Washington State Patrol hosted a grand opening ceremony Thursday for the Ridgefield Port of Entry to show off the weigh station’s state-of-the-art upgrades and dedicate the facility to the only commercial vehicle officer killed in the line of duty.
Troopers and dozens of officials from partnering agencies gathered late in the morning at the weigh station located on northbound Interstate 5, about a mile north of Ridgefield before the ilani casino exit, to honor Weight Control Officer Joseph Modlin.
Standing at a podium situated between a tractor-trailer and row of trooper SUVs, Capt. Shannon Bendiksen told the crowd the port of entry is essential to curtailing the thousands of crashes each year in Washington.
“The (commercial vehicle) officers are critical to this mission, and we’re excited to provide them with the new facility,” Bendiksen said.
A plaque was unveiled for Modlin who died in the line of duty Aug. 15, 1974, when he was struck by a tractor-trailer at a weigh station in Home Valley on state Highway 14. According to the Behind the Badge Foundation, he was struck while conducting an inspection on another truck.
He was 60 years old at the time and had served six years with the state patrol. Modlin was survived by his wife and three children.
Modlin’s daughter, Luanne Mason of Vancouver, attended the ceremony and said her family is deeply appreciative of state patrol keeping her father’s memory alive.
“For eternity,” she said of the plaque’s permanence.
The weigh station in north Clark County is operated by state patrol in District 5, which covers Clark, Cowlitz, Lewis, Klickitat and Skamania counties. It closed Oct. 19, 2018, when crews broke ground on a $3.7 million project to upgrade the station built sometime in the 1960s. The facility was fully operational by mid-November.
Construction included a new 3,919-square-foot, single-story scale house building and an operations station. There were a few delays, but the entire facility reopened around its originally planned date, Bendiksen said.
The primary function of the port of entry is to monitor truck traffic entering the state. The scale is open 24 hours a day. Officers use advanced technology to screen commercial motor vehicles and notify which trucks should enter into the scale for further inspection, Bendiksen said.
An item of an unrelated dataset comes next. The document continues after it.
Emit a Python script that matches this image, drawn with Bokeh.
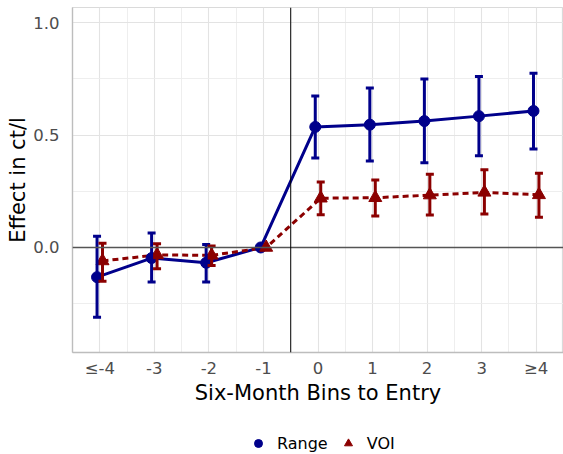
from bokeh.plotting import figure
from bokeh.layouts import column
from bokeh.models import (FixedTicker, Whisker, TeeHead, ColumnDataSource, Span,
                          Legend, LegendItem, Range1d, PrintfTickFormatter)
from bokeh.embed import file_html
from bokeh.resources import INLINE

bins = ["≤-4", "-3", "-2", "-1", "0", "1", "2", "3", "≥4"]
range_est = [-0.132, -0.047, -0.068, 0.0, 0.536, 0.546, 0.562, 0.584, 0.607]
range_lo = [-0.310, -0.154, -0.154, 0.0, 0.398, 0.384, 0.377, 0.408, 0.438]
range_hi = [0.050, 0.064, 0.013, 0.0, 0.674, 0.709, 0.749, 0.760, 0.775]
voi_est = [-0.060, -0.033, -0.035, 0.0, 0.219, 0.221, 0.233, 0.245, 0.234]
voi_lo = [-0.150, -0.095, -0.080, 0.0, 0.146, 0.140, 0.144, 0.149, 0.134]
voi_hi = [0.019, 0.016, 0.006, 0.0, 0.291, 0.300, 0.326, 0.346, 0.330]
series_names = ["Range", "VOI"]

FONT = "DejaVu Sans"
BLUE = "#00008B"
RED = "#8B0000"
DODGE = 0.05

pos = list(range(1, len(bins) + 1))

p = figure(width=563, height=410, output_backend="svg", toolbar_location=None,
           x_range=Range1d(0.5, 9.5), y_range=Range1d(-0.467, 1.067),
           min_border_left=72, min_border_right=0, min_border_top=7,
           min_border_bottom=58)
p.background_fill_color = "white"
p.border_fill_color = "white"
p.outline_line_color = "#DADADA"
p.outline_line_width = 1.2

# axes
p.xaxis.ticker = FixedTicker(ticks=pos, minor_ticks=[x + 0.5 for x in pos[:-1]])
p.xaxis.major_label_overrides = {x: b for x, b in zip(pos, bins)}
p.yaxis.ticker = FixedTicker(ticks=[0.0, 0.5, 1.0], minor_ticks=[-0.25, 0.25, 0.75])
p.yaxis.formatter = PrintfTickFormatter(format="%.1f")
for ax in (p.xaxis, p.yaxis):
    ax.major_tick_line_color = None
    ax.minor_tick_line_color = None
    ax.major_tick_out = 0
    ax.major_tick_in = 0
    ax.axis_line_color = "#BDBDBD"
    ax.axis_line_width = 1.3
    ax.major_label_text_font = FONT
    ax.major_label_text_font_size = "16.5px"
    ax.major_label_text_color = "#4D4D4D"
    ax.axis_label_text_font = FONT
    ax.axis_label_text_font_size = "21px"
    ax.axis_label_text_font_style = "normal"
    ax.axis_label_text_color = "black"
p.xaxis.axis_label = "Six-Month Bins to Entry"
p.yaxis.axis_label = "Effect in ct/l"
p.xaxis.major_label_standoff = 2
p.xaxis.axis_label_standoff = 0
p.yaxis.major_label_standoff = 9
p.yaxis.axis_label_standoff = 0

for g in (p.xgrid, p.ygrid):
    g.grid_line_color = "#E3E3E3"
    g.grid_line_width = 1.1
    g.minor_grid_line_color = "#ECECEC"
    g.minor_grid_line_width = 0.9

p.add_layout(Span(location=0, dimension="width", line_color="#555555", line_width=1.4))
p.add_layout(Span(location=4.5, dimension="height", line_color="black", line_width=1))

# sources
x_r = [x - DODGE for x in pos]
x_v = [x + DODGE for x in pos]
src_r = ColumnDataSource(dict(x=x_r, y=range_est))
src_v = ColumnDataSource(dict(x=x_v, y=voi_est))
keep_r = [i for i in range(len(pos)) if range_lo[i] != range_hi[i]]
keep_v = [i for i in range(len(pos)) if voi_lo[i] != voi_hi[i]]
err_r = ColumnDataSource(dict(x=[x_r[i] for i in keep_r], lo=[range_lo[i] for i in keep_r],
                              hi=[range_hi[i] for i in keep_r]))
err_v = ColumnDataSource(dict(x=[x_v[i] for i in keep_v], lo=[voi_lo[i] for i in keep_v],
                              hi=[voi_hi[i] for i in keep_v]))

for src, col in ((err_r, BLUE), (err_v, RED)):
    w = Whisker(source=src, base="x", lower="lo", upper="hi", dimension="height",
                line_color=col, line_width=3,
                upper_head=TeeHead(size=8, line_color=col, line_width=3),
                lower_head=TeeHead(size=8, line_color=col, line_width=3))
    w.level = "glyph"
    p.add_layout(w)

p.line("x", "y", source=src_r, line_color=BLUE, line_width=3)
p.line("x", "y", source=src_v, line_color=RED, line_width=3, line_dash="6 4")
p.scatter("x", "y", source=src_r, marker="circle", size=11, color=BLUE)
p.scatter("x", "y", source=src_v, marker="triangle", size=13, color=RED)

# legend strip below the plot (its ranges keep the data itself out of view)
lg = figure(width=563, height=44, output_backend="svg", toolbar_location=None,
            x_axis_type=None, y_axis_type=None, x_range=Range1d(100, 101),
            y_range=Range1d(100, 101), min_border=0)
lg.outline_line_color = None
lg.xgrid.visible = False
lg.ygrid.visible = False
lr = lg.scatter("x", "y", source=src_r, marker="circle", size=12, color=BLUE)
lv = lg.scatter("x", "y", source=src_v, marker="triangle", size=14, color=RED)
legend = Legend(items=[LegendItem(label=series_names[0], renderers=[lr]),
                       LegendItem(label=series_names[1], renderers=[lv])],
                orientation="horizontal", location=(176, 1),
                label_text_font=FONT, label_text_font_size="16px",
                label_text_color="black",
                label_standoff=9, spacing=10, glyph_width=20, glyph_height=20,
                margin=0, padding=0, border_line_color=None,
                background_fill_alpha=0)
lg.add_layout(legend)

layout = column(p, lg, spacing=0)
open("out.html", "w").write(file_html(layout, INLINE))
The checkpoint looks for several potential violations, from improperly secured cargo to the driver’s failure to log enough sleep hours. But the most common is overweight violations — depending on the number of axles and their license, trucks can weigh more than 100,000 pounds.
There are five ports of entry in the state, and Ridgefield’s is the state patrol’s busiest, with more than 120,000 truck crossings every month, Bendiksen said. There are more than 50 scales or weigh stations statewide; Ridgefield is second behind the northbound I-5 scale in Nisqually, she said.
Between 5,000 and 7,000 trucks are stopped and inspected at the Ridgefield scale house every day, Commercial Vehicle Enforcement Officer Marc Modler said.
Inside the scale house, visitors were permitted to walk into a newly added space beneath a parked truck. The concrete pit is illuminated with LED lights and has an automatic air induction system. The entire building is equipped with automatic lights and ventilation, Modler said.
There is an older pit for inspections on the opposite side of the newly equipped one, but previously, many officers had to slide on their backs beneath trucks to examine them.
“The inspections are done more quickly,” Modler said. “We can get trucks back on the road, or put them out of service.”
The station is equipped with more bells and whistles, including three large flat screen televisions relaying a dozen video surveillance feeds placed around the facility. But the crown jewel is likely the facility’s interface with the Commercial Vehicle Information Systems and Networks — a sorting tool that allows commercial vehicles to be weighed, measured and license plates read while traveling at freeway speed.
Those measurements happen before the port of entry, and the system has three seconds to decide whether to instruct a truck driver to pull in, Mason said. In the past week, two trucks were put out of service because the system detected, and the officers confirmed, that the truck’s parent company was out of compliance, which can happen for various reasons.
“They’re sitting right back there,” Modler said as he pointed a thumb over his shoulder.
Overall, the station is an immense improvement over the “old, ugly box” officers worked out of for decades, Modler said.